Ma quando quella sera mio padre posò le sue mani sul mio capo, la mia testimonianza del sacerdozio venne rafforzata. Riuscivo a sentire il potere divino nelle sue frasi, nella gentile pressione delle sue mani. La benedizione sorvolò i miei bisogni superficiali per inoltrarsi in ciò di cui avevo maggiore necessità. E quando mio padre finì, il mio cuore cantò al potere di quelle parole, quelle semplici parole di guarigione che sapevo non essere le sue. Mio padre non si ricordava cosa avesse detto, ma io sì — e il mio nodo oscuro di stress e paura si sciolse in una dolce sensazione di pace.

Sorrisi a mia madre, grata per il suo suggerimento ispirato. Quando mi girai ed abbracciai mio padre, sentii nel calore delle sue braccia un eco dell’amore del mio Padre nei cieli e di Suo Figlio, entrambi che mi proteggevano e si preoccupavano più di quanto potesse fare chiunque altro. Mi sentii così grata per quella modesta benedizione, per quelle parole dolci, potenti e confortanti.

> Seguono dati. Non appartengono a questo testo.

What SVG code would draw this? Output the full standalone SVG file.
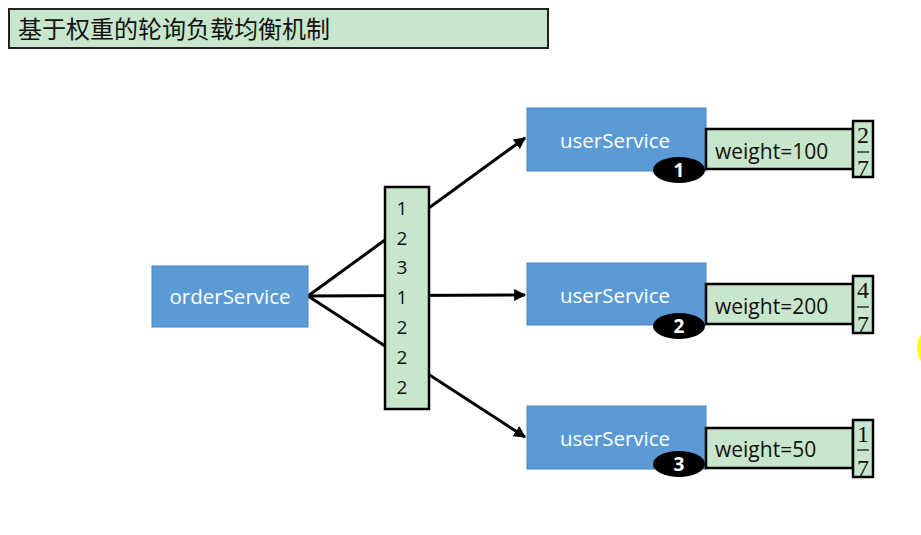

Quella notte dormii bene per la prima volta in molte settimane, senza preoccupazioni, e sicura del mio futuro come una delle amate figlie di Dio.

Brenda Williams è membro del 46° Rione di BYU, 12° Palo dell’Università Brigham Young.

«Metti ogni cosa nelle Sue mani»

«Durante questa vita terrena ognuno di noi conosce il dolore, in una forma o nell’altra… Il dolore può essere causato dalla solitudine o dalla depressione. Spesso è la conseguenza della nostra disobbedienza ai comandamenti di Dio, ma lo conoscono anche coloro che fanno tutto il possibile per mantenere la loro vita in armonia con l’esempio del Salvatore…

L’anziano Orson F. Whitney scrisse: ‹Nessun dolore che proviamo o prova che subiamo sono sprecati. Ogni fatto negativo accresce la nostra conoscenza e consente lo sviluppo di virtù come la pazienza, la fede, la forza d’animo e l’umiltà. Tutto quello che subiamo e tutto quello che sopportiamo, specialmente quando lo facciamo con pazienza, rafforza il nostro carattere, purifica il nostro cuore, allarga la nostra anima e ci rende più generosi e caritatevoli, più degni di essere chiamati figli di Dio… Ed è tramite il dolore e la sofferenza, le prove e le tribolazioni che acquisiamo l’istruzione che siamo venuti ad acquisire quaggiù (citato in Improvement Era, marzo 1966, 211)…

Il Signore è la persona che più di ogni altra si prende cura di noi. Dobbiamo affidarci completamente a Lui. Quando lo facciamo, cediamo a Lui tutto quello che ci causa dolore, tutto quello che abbiamo. ‹Getta sull’Eterno il tuo peso, ed Egli ti sosterrà› (Salmi 55:22). ‹E allora possa Dio accordarvi che i vostri fardelli siano leggeri, tramite la gioia in Suo figlio› (Alma 33:23)» — Anziano Robert D. Hales del Quorum dei Dodici Apostoli («Guariamo l’anima e il corpo», La Stella, gennaio 1999, 18-19).